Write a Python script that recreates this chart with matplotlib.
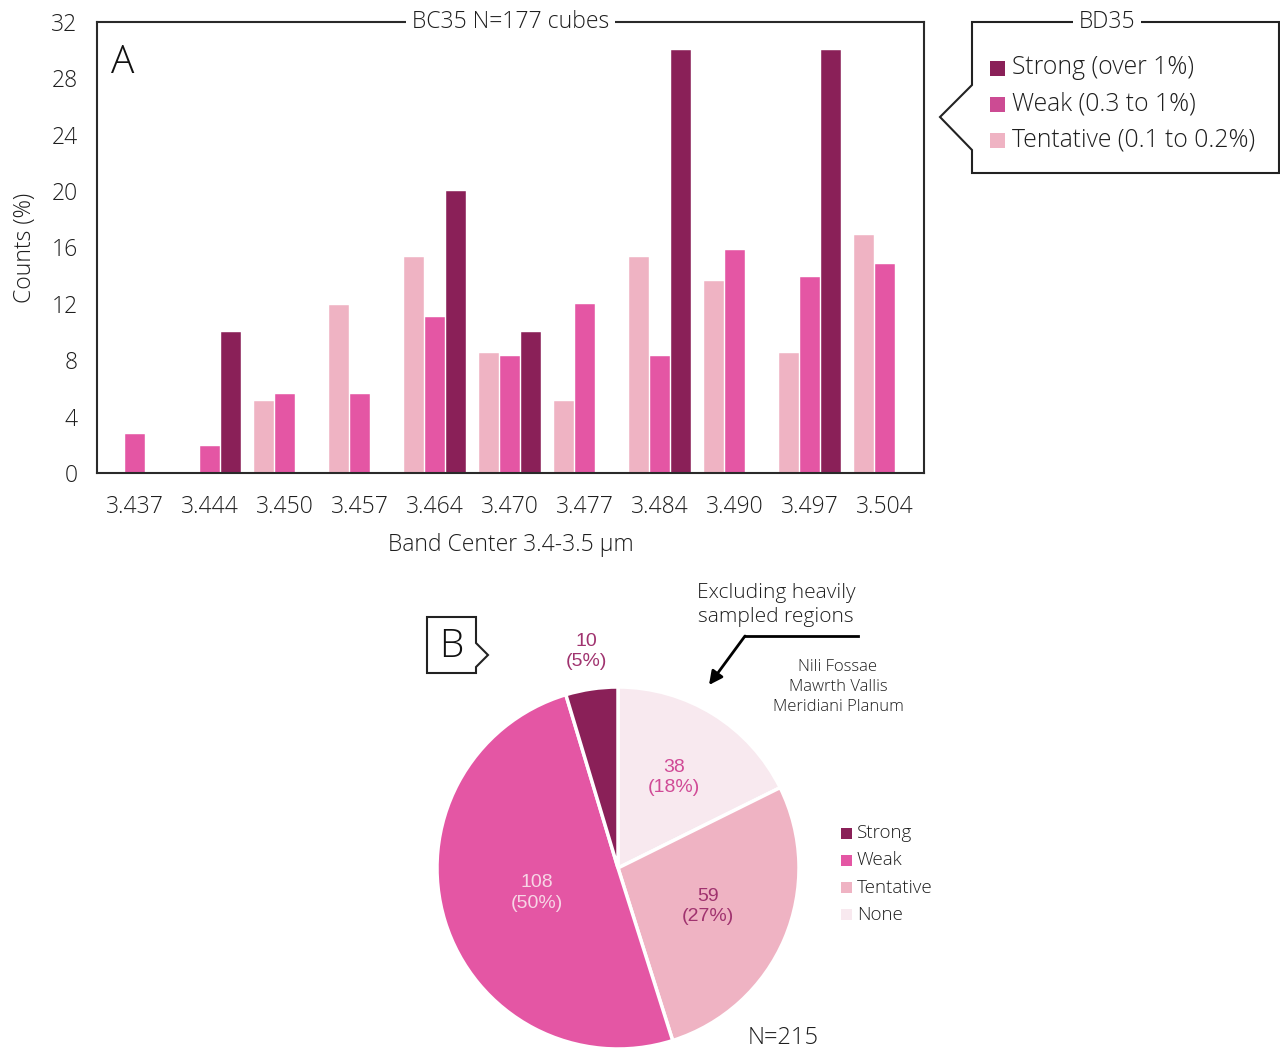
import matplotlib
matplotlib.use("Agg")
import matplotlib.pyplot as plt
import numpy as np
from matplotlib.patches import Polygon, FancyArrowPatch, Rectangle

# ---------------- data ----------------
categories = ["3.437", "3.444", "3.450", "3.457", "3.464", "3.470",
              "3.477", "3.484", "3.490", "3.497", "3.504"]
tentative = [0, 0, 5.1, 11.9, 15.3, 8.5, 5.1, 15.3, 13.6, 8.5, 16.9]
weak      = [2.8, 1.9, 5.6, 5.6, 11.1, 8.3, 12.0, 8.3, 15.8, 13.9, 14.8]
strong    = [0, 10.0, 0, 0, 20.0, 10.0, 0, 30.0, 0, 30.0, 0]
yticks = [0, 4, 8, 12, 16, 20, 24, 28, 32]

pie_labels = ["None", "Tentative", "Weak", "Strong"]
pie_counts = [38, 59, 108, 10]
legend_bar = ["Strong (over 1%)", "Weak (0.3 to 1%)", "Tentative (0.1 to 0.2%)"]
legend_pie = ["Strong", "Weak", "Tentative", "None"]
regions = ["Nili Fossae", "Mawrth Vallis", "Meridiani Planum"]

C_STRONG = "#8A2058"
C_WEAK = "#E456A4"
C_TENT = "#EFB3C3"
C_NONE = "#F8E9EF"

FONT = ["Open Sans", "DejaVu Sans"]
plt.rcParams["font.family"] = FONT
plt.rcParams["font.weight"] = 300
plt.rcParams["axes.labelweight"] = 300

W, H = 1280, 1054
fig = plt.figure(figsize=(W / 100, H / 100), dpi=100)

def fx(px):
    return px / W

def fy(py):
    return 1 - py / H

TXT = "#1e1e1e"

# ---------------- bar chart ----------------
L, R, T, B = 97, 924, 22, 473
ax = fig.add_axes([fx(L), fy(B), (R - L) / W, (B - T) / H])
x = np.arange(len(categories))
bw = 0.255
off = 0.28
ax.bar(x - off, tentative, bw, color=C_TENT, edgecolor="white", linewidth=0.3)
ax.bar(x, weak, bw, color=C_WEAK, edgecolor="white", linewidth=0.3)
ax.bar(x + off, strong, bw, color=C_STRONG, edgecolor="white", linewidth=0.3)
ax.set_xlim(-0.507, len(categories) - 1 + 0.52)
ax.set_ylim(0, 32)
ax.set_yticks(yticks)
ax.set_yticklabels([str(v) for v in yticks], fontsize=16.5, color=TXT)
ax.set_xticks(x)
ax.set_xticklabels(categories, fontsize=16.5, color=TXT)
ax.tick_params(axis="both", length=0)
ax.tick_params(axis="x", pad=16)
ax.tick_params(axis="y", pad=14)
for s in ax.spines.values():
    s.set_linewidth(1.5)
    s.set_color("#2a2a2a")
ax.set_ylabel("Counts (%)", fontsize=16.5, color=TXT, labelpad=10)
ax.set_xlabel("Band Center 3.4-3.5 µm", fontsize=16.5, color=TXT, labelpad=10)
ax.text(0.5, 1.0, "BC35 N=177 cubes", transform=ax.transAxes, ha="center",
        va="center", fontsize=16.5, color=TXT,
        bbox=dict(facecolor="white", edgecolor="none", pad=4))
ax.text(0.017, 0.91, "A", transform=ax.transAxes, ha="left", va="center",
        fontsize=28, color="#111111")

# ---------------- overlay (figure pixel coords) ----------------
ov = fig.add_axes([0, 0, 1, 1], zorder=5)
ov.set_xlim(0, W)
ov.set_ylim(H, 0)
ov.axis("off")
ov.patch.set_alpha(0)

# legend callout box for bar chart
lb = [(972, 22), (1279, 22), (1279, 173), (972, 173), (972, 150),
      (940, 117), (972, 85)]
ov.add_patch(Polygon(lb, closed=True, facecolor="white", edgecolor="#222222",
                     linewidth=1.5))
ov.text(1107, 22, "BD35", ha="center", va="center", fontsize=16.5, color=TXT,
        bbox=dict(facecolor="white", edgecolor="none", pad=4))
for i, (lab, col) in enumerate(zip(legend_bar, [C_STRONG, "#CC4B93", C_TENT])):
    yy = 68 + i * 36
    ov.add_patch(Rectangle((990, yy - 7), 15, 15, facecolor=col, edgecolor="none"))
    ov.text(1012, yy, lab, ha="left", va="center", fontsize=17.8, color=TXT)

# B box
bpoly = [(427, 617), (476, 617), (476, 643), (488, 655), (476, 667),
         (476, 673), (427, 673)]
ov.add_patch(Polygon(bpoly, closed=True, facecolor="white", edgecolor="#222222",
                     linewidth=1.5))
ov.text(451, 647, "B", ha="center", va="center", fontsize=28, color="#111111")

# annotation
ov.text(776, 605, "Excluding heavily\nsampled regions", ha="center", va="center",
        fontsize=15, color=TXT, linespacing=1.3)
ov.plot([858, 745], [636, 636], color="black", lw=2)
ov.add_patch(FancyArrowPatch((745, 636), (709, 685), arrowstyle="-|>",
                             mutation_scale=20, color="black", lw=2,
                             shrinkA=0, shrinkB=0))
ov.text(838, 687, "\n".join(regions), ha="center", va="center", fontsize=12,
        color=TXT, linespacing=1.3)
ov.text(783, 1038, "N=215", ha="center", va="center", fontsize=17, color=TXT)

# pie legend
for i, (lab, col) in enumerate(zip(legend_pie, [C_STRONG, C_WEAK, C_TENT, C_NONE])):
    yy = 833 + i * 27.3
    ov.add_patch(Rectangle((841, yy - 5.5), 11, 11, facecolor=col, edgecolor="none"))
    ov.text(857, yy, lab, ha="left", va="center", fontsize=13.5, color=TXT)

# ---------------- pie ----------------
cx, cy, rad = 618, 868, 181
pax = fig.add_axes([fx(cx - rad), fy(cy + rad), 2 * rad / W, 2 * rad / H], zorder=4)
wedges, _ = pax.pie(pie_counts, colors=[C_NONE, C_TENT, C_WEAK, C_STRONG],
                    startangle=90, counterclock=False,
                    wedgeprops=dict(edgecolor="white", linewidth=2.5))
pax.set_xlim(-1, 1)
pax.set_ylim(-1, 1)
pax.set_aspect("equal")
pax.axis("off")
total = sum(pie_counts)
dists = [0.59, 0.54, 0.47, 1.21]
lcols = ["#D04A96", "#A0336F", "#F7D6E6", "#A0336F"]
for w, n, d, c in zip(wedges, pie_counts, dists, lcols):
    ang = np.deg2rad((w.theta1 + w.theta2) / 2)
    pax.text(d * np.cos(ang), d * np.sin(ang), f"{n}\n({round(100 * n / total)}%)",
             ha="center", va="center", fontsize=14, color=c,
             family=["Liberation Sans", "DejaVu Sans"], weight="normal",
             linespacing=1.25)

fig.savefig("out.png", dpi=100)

********************

The task.
Write out again exactly the lines from the start of the data above through the line containing "yticks = [0, 4, 8, 12, 16, 20, 24, 28, 32]", inclusive, excluding any pictures.

Result of this exercise.
Write a Python script that recreates this chart with matplotlib.
import matplotlib
matplotlib.use("Agg")
import matplotlib.pyplot as plt
import numpy as np
from matplotlib.patches import Polygon, FancyArrowPatch, Rectangle

# ---------------- data ----------------
categories = ["3.437", "3.444", "3.450", "3.457", "3.464", "3.470",
              "3.477", "3.484", "3.490", "3.497", "3.504"]
tentative = [0, 0, 5.1, 11.9, 15.3, 8.5, 5.1, 15.3, 13.6, 8.5, 16.9]
weak      = [2.8, 1.9, 5.6, 5.6, 11.1, 8.3, 12.0, 8.3, 15.8, 13.9, 14.8]
strong    = [0, 10.0, 0, 0, 20.0, 10.0, 0, 30.0, 0, 30.0, 0]
yticks = [0, 4, 8, 12, 16, 20, 24, 28, 32]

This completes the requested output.